The Ending PUSHOUT Act of 2025 aims to reform school discipline by strengthening data collection, ending discriminatory practices, reducing lost learning time, and funding alternatives to exclusionary discipline.
Ayanna Pressley
Representative
MA-7
The Ending PUSHOUT Act of 2025 aims to reform school discipline by strengthening data collection to expose discriminatory practices, particularly against students of color and girls of color. It establishes grants to help districts reduce exclusionary discipline, such as suspensions and expulsions, while prohibiting harsh measures like corporal punishment and seclusion in recipient schools. Furthermore, the Act creates a Joint Task Force to specifically study and recommend solutions for ending the school pushout of girls of color.
The aptly named Ending PUSHOUT Act of 2025 is a major federal push to overhaul how public schools handle discipline, especially for students who have historically been pushed out of the system. In short, this legislation aims to stop schools from relying on harsh, exclusionary discipline—like suspensions and expulsions—for minor infractions, particularly where those practices disproportionately affect students of color, students with disabilities, and LGBTQI+ students. The bill mandates highly detailed annual federal data collection on every disciplinary action taken and authorizes up to $500 million annually for competitive grants to schools willing to adopt strict new rules, including banning out-of-school suspension for kids in grades K-5 unless serious injury is involved, and prohibiting the use of corporal punishment and seclusion entirely.
The core of the Act is about making sure discipline is fair and keeps kids learning. For any school that accepts the new federal grant money (Section 5), the rules change immediately. They can no longer suspend or expel a student for defiance, skipping class, being late, or violating a dress code. Think about that: no more sending a student home for wearing the wrong shirt or giving a teacher attitude. Instead, the grant money must be used to implement alternatives, like restorative justice practices, positive behavioral support systems (PBIS), and hiring more social workers and counselors. This means a shift from punishment to support, focusing on why the behavior happened in the first place, often tied to trauma or unmet mental health needs.
This also means the end of several harmful practices. Schools receiving the grant must stop using corporal punishment (physical pain for discipline), seclusion (locking a student alone in a room), and chemical or mechanical restraints. Physical restraints are only allowed under extremely strict conditions—if the student poses an immediate danger of serious physical injury, less restrictive methods failed, and the staff member is certified to handle the crisis. This provision is designed to protect vulnerable students, particularly those with disabilities, from dangerous or abusive interventions.
Even for schools that don’t take the grant money, the federal government is stepping up its data game.
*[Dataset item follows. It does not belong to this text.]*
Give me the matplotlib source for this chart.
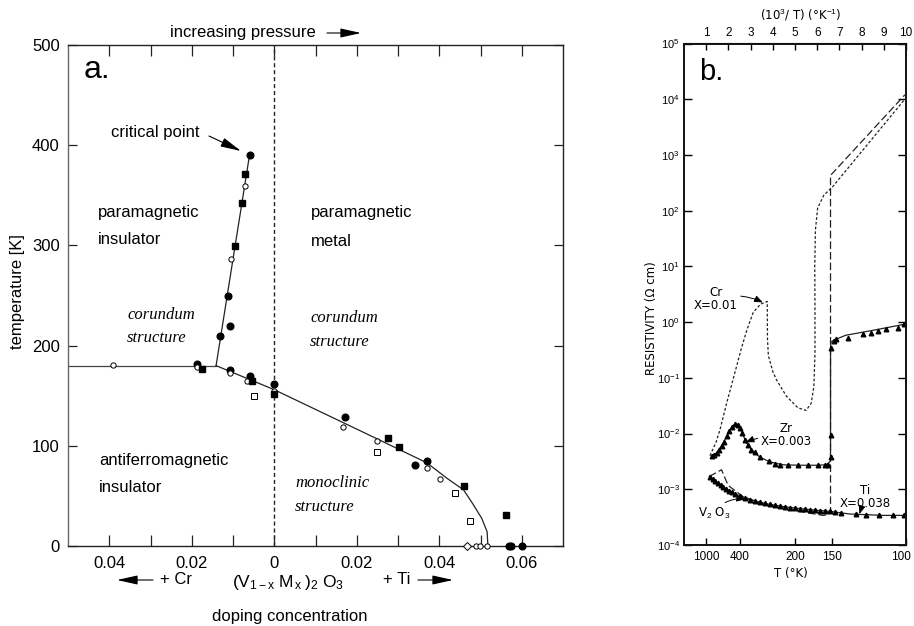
import numpy as np
import matplotlib
matplotlib.use('Agg')
import matplotlib.pyplot as plt
from matplotlib.transforms import ScaledTranslation

plt.rcParams['font.family'] = ['Liberation Sans', 'DejaVu Sans']
plt.rcParams['mathtext.fontset'] = 'custom'
plt.rcParams['mathtext.rm'] = 'Liberation Sans'
plt.rcParams['mathtext.it'] = 'Liberation Sans:italic'

# ---- panel a: phase diagram, x < 0 is Cr doping, x > 0 is Ti doping ----
fc_x = [-0.0060, -0.0112, -0.0107, -0.0131, -0.0187, -0.0107, -0.0060, 0.0,
        0.0172, 0.0340, 0.0370, 0.0568, 0.0574, 0.0600]
fc_T = [390, 250, 220, 210, 182, 176, 170, 162, 129, 80.5, 85, 0, 0, 0]
oc_x = [-0.0072, -0.0105, -0.0187, -0.0390, -0.0108, -0.0066, 0.0, 0.0167,
        0.0249, 0.0370, 0.0402, 0.0490, 0.0498, 0.0516]
oc_T = [359, 286, 179, 180.6, 172.4, 165, 155, 119, 104.5, 77.5, 66.6, 0, 0, 0]
fs_x = [-0.0070, -0.0078, -0.0095, -0.0175, -0.0054, 0.0, 0.0276, 0.0302,
        0.0459, 0.0562]
fs_T = [371, 342, 299, 177, 164.4, 152, 108, 99, 60, 31]
os_x = [-0.0048, 0.0249, 0.0439, 0.0475]
os_T = [149.7, 93.8, 53.2, 25]
od_x = [0.0467]
od_T = [0]

afi_x = [-0.05, -0.0141]
afi_T = [180, 180]
crit_x = [-0.0141, -0.0060]
crit_T = [180, 390]
mit_x = [-0.0141, 0.0, 0.0249, 0.0370, 0.0419, 0.0459, 0.0483, 0.0503,
         0.0516, 0.0518]
mit_T = [180, 156, 107, 83, 67.5, 56, 41, 27.6, 14.3, 0]

xticks_a = [-0.04, -0.03, -0.02, -0.01, 0.0, 0.01, 0.02, 0.03, 0.04, 0.05, 0.06]
xlabels_a = ['0.04', '', '0.02', '', '0', '', '0.02', '', '0.04', '', '0.06']
yticks_a = [0, 100, 200, 300, 400, 500]

# ---- panel b: resistivity vs 1000/T ----
v2o3_x = [1.14, 1.69, 1.99, 2.66, 3.71, 5.21, 6.26, 6.50, 6.60, 6.60, 9.95]
v2o3_rho = [1.7e-3, 2.24e-3, 1.17e-3, 7.4e-4, 5.2e-4, 4.0e-4, 3.4e-4, 3.5e-4,
            4.0e-4, 430, 1.2e4]
cr_x = [1.17, 1.45, 1.62, 1.92, 2.29, 2.60, 2.85, 3.12, 3.45, 3.75, 3.76, 3.80,
        4.00, 4.16, 4.61, 5.13, 5.50, 5.73, 5.85, 5.90, 5.90, 5.89, 5.92, 6.02,
        6.30, 6.70, 9.90]
cr_rho = [4.0e-3, 7.1e-3, 1.17e-2, 3.5e-2, 0.123, 0.355, 0.76, 1.5, 2.1, 2.35,
          0.5, 0.25, 0.13, 0.093, 0.047, 0.029, 0.026, 0.035, 0.07, 0.28, 2.0,
          10, 45, 112, 190, 270, 9.5e3]
zr_x = [1.24, 1.47, 1.77, 2.07, 2.29, 2.44, 2.59, 2.81, 3.11, 3.41, 3.86, 4.46,
        5.21, 5.96, 6.41, 6.60, 6.60, 6.62, 6.78, 7.28, 8.49, 9.10, 9.90]
zr_rho = [4.0e-3, 4.5e-3, 6.8e-3, 1.17e-2, 1.5e-2, 1.45e-2, 1.1e-2, 6.8e-3,
          4.8e-3, 3.8e-3, 3.1e-3, 2.75e-3, 2.7e-3, 2.7e-3, 2.75e-3, 3.2e-3,
          0.35, 0.44, 0.48, 0.58, 0.71, 0.79, 0.91]
zr_mk_x = [1.24, 1.35, 1.47, 1.59, 1.69, 1.80, 1.92, 2.04, 2.16, 2.29, 2.44,
           2.54, 2.63, 2.74, 2.89, 3.04, 3.19, 3.41, 3.83, 4.09, 4.31, 4.69,
           5.13, 5.58, 6.03, 6.33, 6.48, 6.60, 6.60, 6.60, 6.74, 6.86, 7.38,
           8.05, 8.43, 8.73, 9.10, 9.63, 9.93]
zr_mk_rho = [4.0e-3, 4.2e-3, 4.5e-3, 5.1e-3, 6.0e-3, 7.2e-3, 8.9e-3, 1.1e-2,
             1.32e-2, 1.5e-2, 1.45e-2, 1.26e-2, 1.02e-2, 7.8e-3, 6.3e-3,
             5.1e-3, 4.6e-3, 3.8e-3, 3.2e-3, 2.9e-3, 2.75e-3, 2.7e-3, 2.7e-3,
             2.7e-3, 2.7e-3, 2.7e-3, 2.75e-3, 3.8e-3, 9.5e-3, 0.35, 0.46, 0.49,
             0.52, 0.60, 0.65, 0.69, 0.74, 0.79, 0.91]
ti_x = [1.14, 1.47, 2.22, 2.96, 3.71, 4.46, 5.21, 5.96, 6.60, 7.46, 8.20, 8.95,
        9.93]
ti_rho = [1.7e-3, 1.29e-3, 8.5e-4, 6.5e-4, 5.5e-4, 4.9e-4, 4.5e-4, 4.2e-4,
          4.0e-4, 3.6e-4, 3.5e-4, 3.4e-4, 3.4e-4]
ti_mk_x = [1.17, 1.29, 1.41, 1.53, 1.65, 1.77, 1.89, 2.01, 2.14, 2.29, 2.51,
           2.74, 2.96, 3.19, 3.41, 3.64, 3.86, 4.09, 4.31, 4.54, 4.76, 4.99,
           5.21, 5.43, 5.66, 5.88, 6.11, 6.33, 6.56, 6.78, 7.08, 7.75, 8.20,
           8.80, 9.40, 9.93]
ti_mk_rho = [1.65e-3, 1.5e-3, 1.38e-3, 1.27e-3, 1.17e-3, 1.08e-3, 1.0e-3,
             9.4e-4, 8.9e-4, 8.3e-4, 7.6e-4, 7.0e-4, 6.5e-4, 6.1e-4, 5.8e-4,
             5.6e-4, 5.4e-4, 5.2e-4, 5.0e-4, 4.9e-4, 4.7e-4, 4.6e-4, 4.5e-4,
             4.4e-4, 4.3e-4, 4.2e-4, 4.15e-4, 4.1e-4, 4.0e-4, 3.9e-4, 3.75e-4,
             3.55e-4, 3.5e-4, 3.45e-4, 3.4e-4, 3.4e-4]

temp_ticks = [1000, 400, 200, 150, 100]
inv_ticks = [1, 2, 3, 4, 5, 6, 7, 8, 9, 10]

W, H = 914, 626
def fx(p):
    return p / W
def fy(p):
    return 1 - p / H

fig = plt.figure(figsize=(W / 100, H / 100), dpi=100)
ink = '#222222'

# ------------------------ panel a ------------------------
ax1 = fig.add_axes([fx(68), fy(546), (563 - 68) / W, (546 - 45) / H])
ax1.set_xlim(-0.05, 0.07)
ax1.set_ylim(0, 500)
ax1.axvline(0, color=ink, lw=1, ls=(0, (3, 2)))
ax1.plot(afi_x, afi_T, color='#444', lw=0.9)
ax1.plot(crit_x, crit_T, color=ink, lw=0.9)
ax1.plot(mit_x, mit_T, color=ink, lw=0.9)
ax1.plot(fc_x, fc_T, 'o', ms=4.8, color='black', clip_on=False, zorder=5)
ax1.plot(oc_x, oc_T, 'o', ms=3.8, mfc='white', mec='black', mew=0.7,
         clip_on=False, zorder=5)
ax1.plot(fs_x, fs_T, 's', ms=4.3, color='black', clip_on=False, zorder=5)
ax1.plot(os_x, os_T, 's', ms=4.5, mfc='white', mec='black', mew=0.7,
         clip_on=False, zorder=5)
ax1.plot(od_x, od_T, 'D', ms=3.8, mfc='white', mec='black', mew=0.7,
         clip_on=False, zorder=5)

ax1.set_xticks(xticks_a)
ax1.set_xticklabels(xlabels_a)
ax1.set_yticks(yticks_a)
ax1.tick_params(axis='x', direction='in', length=8, width=0.9, top=True,
                labelsize=12, pad=7, color=ink)
ax1.tick_params(axis='y', direction='in', length=6.5, width=0.9, right=True,
                labelsize=12, pad=6, color=ink)
for s in ax1.spines.values():
    s.set_linewidth(1.0)
    s.set_color(ink)
ax1.spines['left'].set_color('#666')

fig.text(fx(18), fy(292), 'temperature [K]', rotation=90, fontsize=12,
         ha='center', va='center')
fig.text(fx(84), fy(70), 'a.', fontsize=23, va='center')

txt_sans = [('critical point', 111, 133), ('paramagnetic', 98, 213),
            ('insulator', 98, 240), ('paramagnetic', 311, 213),
            ('metal', 311, 241), ('antiferromagnetic', 99, 460),
            ('insulator', 99, 487), ('increasing pressure', 170, 33),
            ('+ Cr', 160, 580), ('+ Ti', 383, 580)]
for t, x, y in txt_sans:
    fig.text(fx(x), fy(y), t, fontsize=12, va='center')
txt_it = [('corundum', 127, 315), ('structure', 127, 338),
          ('corundum', 310, 318), ('structure', 310, 342),
          ('monoclinic', 295, 483), ('structure', 295, 507)]
for t, x, y in txt_it:
    fig.text(fx(x), fy(y), t, fontsize=12, va='center', style='italic',
             family='Liberation Serif')
fig.text(fx(232), fy(583),
         r'$(\mathrm{V}_{\mathrm{1-x}}\;\mathrm{M}_{\,\mathrm{x}}\;)_{2}\;\mathrm{O}_{3}$',
         fontsize=12.5, va='center')
fig.text(fx(290), fy(616), 'doping concentration', fontsize=12,
         ha='center', va='center')

arr = dict(arrowstyle='-|>,head_length=0.9,head_width=0.2', lw=0.8,
           color='black', mutation_scale=14, shrinkA=0, shrinkB=0)
for (x0, y0, x1, y1) in [(327, 33, 361, 33), (153, 580, 117, 580),
                         (418, 580, 453, 580), (209, 136, 241, 151)]:
    fig.add_artist(matplotlib.patches.FancyArrowPatch(
        (fx(x0), fy(y0)), (fx(x1), fy(y1)), transform=fig.transFigure, **arr))

# ------------------------ panel b ------------------------
ax2 = fig.add_axes([fx(684), fy(545), (906 - 684) / W, (545 - 43.5) / H])
ax2.set_xlim(0, 10)
ax2.set_yscale('log')
ax2.set_ylim(1e-4, 1e5)
ax2.plot(v2o3_x, v2o3_rho, color=ink, lw=0.9, ls=(0, (6, 2.5)))
ax2.plot(cr_x, cr_rho, color=ink, lw=0.9, ls=(0, (2.2, 1.6)))
ax2.plot(zr_x, zr_rho, color=ink, lw=0.9)
ax2.plot(zr_mk_x, zr_mk_rho, '^', ms=3.3, color='black')
ax2.plot(ti_x, ti_rho, color=ink, lw=0.9)
ax2.plot(ti_mk_x, ti_mk_rho, '^', ms=3.3, color='black')

ax2.set_xticks([1000.0 / t for t in temp_ticks])
ax2.set_xticklabels([str(t) for t in temp_ticks])
ax2.minorticks_off()
ax2.set_yticks([10.0 ** k for k in range(-4, 6)])
ax2.tick_params(axis='x', direction='in', length=5, width=1, labelsize=8.5,
                pad=4)
ax2.tick_params(axis='y', direction='in', length=6, width=1, right=True,
                labelsize=8, pad=3)
ax2.yaxis.set_minor_locator(matplotlib.ticker.NullLocator())
last = ax2.get_xticklabels()[-1]
last.set_horizontalalignment('right')
last.set_transform(last.get_transform() +
                   ScaledTranslation(5 / 100, 0, fig.dpi_scale_trans))
for s in ax2.spines.values():
    s.set_linewidth(1.4)
    s.set_color('#111')
top = ax2.secondary_xaxis('top')
top.set_xticks(inv_ticks)
top.set_xticklabels([str(v) for v in inv_ticks])
top.tick_params(direction='in', length=5, width=1, labelsize=8.5, pad=3)

fig.text(fx(651), fy(318), 'RESISTIVITY (\u03a9 cm)', rotation=90, fontsize=8.5,
         ha='center', va='center', family='DejaVu Sans')
fig.text(fx(791), fy(574), 'T (\u00b0K)', fontsize=8.5, ha='center',
         va='center', family='DejaVu Sans')
fig.text(fx(801), fy(15), '(10$^{3}$/ T) (\u00b0K$^{-1}$)', fontsize=8.5,
         ha='center', va='center', family='DejaVu Sans')
fig.text(fx(699), fy(72), 'b.', fontsize=21, va='center')

small = dict(fontsize=8.5, ha='center', va='center', family='DejaVu Sans',
             linespacing=0.95)
arr_b = dict(arrowstyle='-|>,head_length=0.5,head_width=0.2', lw=0.7,
             color='black', mutation_scale=10, shrinkA=0, shrinkB=0)
ax2.annotate('Cr\nX=0.01', xy=(3.55, 2.25), xycoords='data',
             xytext=(fx(716), fy(299)), textcoords='figure fraction',
             arrowprops=dict(connectionstyle='arc3,rad=-0.2', **arr_b), **small)
ax2.annotate('Zr\nX=0.003', xy=(2.78, 7.0e-3), xycoords='data',
             xytext=(fx(786), fy(435)), textcoords='figure fraction',
             arrowprops=dict(connectionstyle='arc3,rad=0.1', **arr_b), **small)
ax2.annotate('Ti\nX=0.038', xy=(7.9, 3.6e-4), xycoords='data',
             xytext=(fx(865), fy(497)), textcoords='figure fraction',
             arrowprops=dict(connectionstyle='arc3,rad=0', **arr_b), **small)
ax2.annotate(r'V$_{2}$ O$_{3}$', xy=(2.75, 6.6e-4), xycoords='data',
             xytext=(fx(714), fy(513)), textcoords='figure fraction',
             arrowprops=dict(connectionstyle='arc3,rad=-0.3', **arr_b), **small)

fig.savefig('out.png', dpi=100)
Section 4 requires the Assistant Secretary for Civil Rights to collect annual data on suspensions, expulsions, and law enforcement referrals, broken down by an incredible level of detail. They need to know the student’s race, gender identity, disability status, English learner status, foster care status, and even if they are pregnant or parenting. This isn't just counting; it’s cross-tabulating the reason for the discipline (was it insubordination? a zero-tolerance violation?) against who the student is. This level of granular data collection is meant to pinpoint exactly where discriminatory discipline is happening and hold those agencies accountable. The data will be made public so parents and community members can see the discipline disparities in their local school district.
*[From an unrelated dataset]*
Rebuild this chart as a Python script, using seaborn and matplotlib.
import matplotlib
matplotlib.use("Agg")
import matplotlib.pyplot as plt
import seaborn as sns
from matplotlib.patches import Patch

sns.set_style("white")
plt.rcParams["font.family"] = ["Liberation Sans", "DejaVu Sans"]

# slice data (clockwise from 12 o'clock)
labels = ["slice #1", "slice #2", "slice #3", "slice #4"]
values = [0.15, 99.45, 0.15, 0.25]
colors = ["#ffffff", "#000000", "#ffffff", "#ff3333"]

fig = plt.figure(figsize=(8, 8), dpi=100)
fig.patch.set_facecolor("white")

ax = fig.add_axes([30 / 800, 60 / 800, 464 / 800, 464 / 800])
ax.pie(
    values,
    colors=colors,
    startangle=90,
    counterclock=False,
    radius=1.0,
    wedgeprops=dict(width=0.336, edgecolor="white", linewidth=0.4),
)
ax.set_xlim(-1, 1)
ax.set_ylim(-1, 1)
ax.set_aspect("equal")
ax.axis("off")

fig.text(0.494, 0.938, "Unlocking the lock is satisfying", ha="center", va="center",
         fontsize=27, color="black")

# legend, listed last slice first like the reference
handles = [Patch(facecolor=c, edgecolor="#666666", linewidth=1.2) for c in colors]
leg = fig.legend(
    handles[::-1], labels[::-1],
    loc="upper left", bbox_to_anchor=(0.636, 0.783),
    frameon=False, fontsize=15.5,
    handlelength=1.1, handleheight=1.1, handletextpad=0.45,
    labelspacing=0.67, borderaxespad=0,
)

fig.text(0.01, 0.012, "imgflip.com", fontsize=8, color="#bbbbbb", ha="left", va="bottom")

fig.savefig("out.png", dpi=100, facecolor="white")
Here’s the part that might cause some friction in districts accustomed to a heavy security presence: Grant funds cannot be used to hire or retain School Resource Officers (SROs) or to buy surveillance technology, like metal detectors or software that monitors student social media. The bill is drawing a hard line, stating that funds intended for student support should not be diverted to fund what it views as the school-to-prison pipeline. For districts that rely heavily on SROs for security, this means they’ll have to find other funding sources if they want to keep those officers, or they’ll have to commit to finding alternative, non-policing methods of maintaining safety if they want the federal grant money.
Recognizing that discipline issues disproportionately affect specific groups, Section 6 creates a Joint Task Force specifically dedicated to ending the "pushout" of girls of color. This task force, co-chaired by the Secretaries of Education and Health and Human Services, will include students, parents, educators, and mental health experts—but specifically excludes law enforcement. Their job is to study the root causes of these disparities, like adultification and trauma, and recommend specific interventions. This is a targeted effort to ensure that reforms address the unique challenges faced by Black, Brown, and Indigenous girls in the educational system. The first report to Congress is due within a year of the bill’s enactment.